Saturday, 29 October 2011

diary of a bad year [j m coetzee]


This is an unusual, fractured narrative. There are two narrators and three writers on almost every page. An ageing writer has been commissioned to write a book of “opinions” about the modern world. Each page contains his apercus on the state of the modern world. His thoughts range from terrorism to globalisation to Blair to Pinter; the nature of love and sex in the modern world, and much more besides. The material is profound but dry. Counterpointed against this is the sub-narrative, as he meets and employs a shapely Filipino woman who acts as his secretary. She in turn is in a relationship with a financial whiz kid, who sees her relationship with the writer as a possible means to rip him off, by using the writer’s dormant but healthy bank account to his own advantage. She is given a voice at the bottom of the page to narrate the consequent fate of her relationship, outlining the way in which the writer has influenced her own life.

This makes for a somewhat structural novel, something the writer’s opinions later address, as he writes about the way in which writers become more formalistic as they get older; their texts tending towards the theoretical, becoming more and more disconnected from the human angle.

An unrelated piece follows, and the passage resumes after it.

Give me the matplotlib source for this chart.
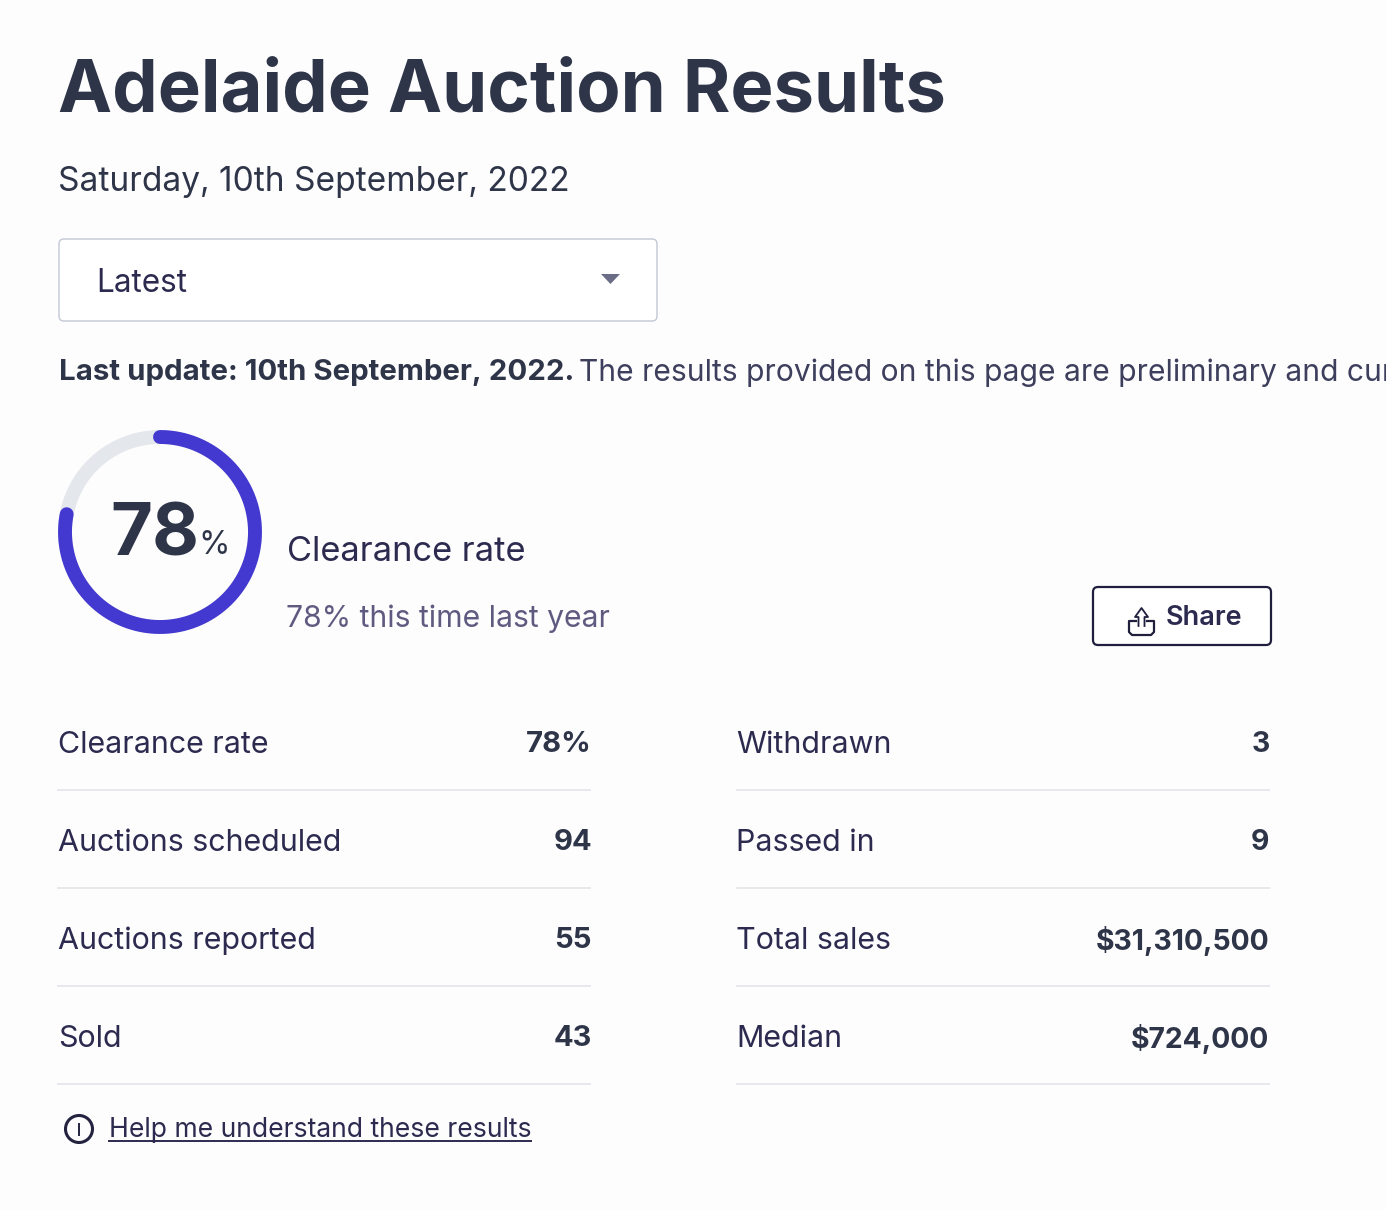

It reads at times like a cri de coeur by Coetzee himself, railing against his own fate as both a man and an author. Of course, this is just one of the book’s conceits: with no knowledge of the man, this assumption could be entirely false. Even if it is, there are still times when the book feels like an intellectual exercise. In large part this is because the two (literally) sub-narratives remains somewhat fragile. The net effect is a book that’s somewhat sketched out. Which might be the writer’s commentary on the nature of reading in the digital age. When the writer’s opinions really bite is when he comments on the enduring power of the classics, in particular the works of Tolstoy and Dosteyevski. His writing about them appears to contain a lament for the diminishing power of the novel, with the novelist no longer capable of embracing and containing the great themes within the confines of their pages. We’re now reduced to fragmentary narratives which are so self-aware that they can no longer aspire to any kind of universality. It makes for a curious, fascinating, if unsatisfactory reading experience; and perhaps that’s the whole point.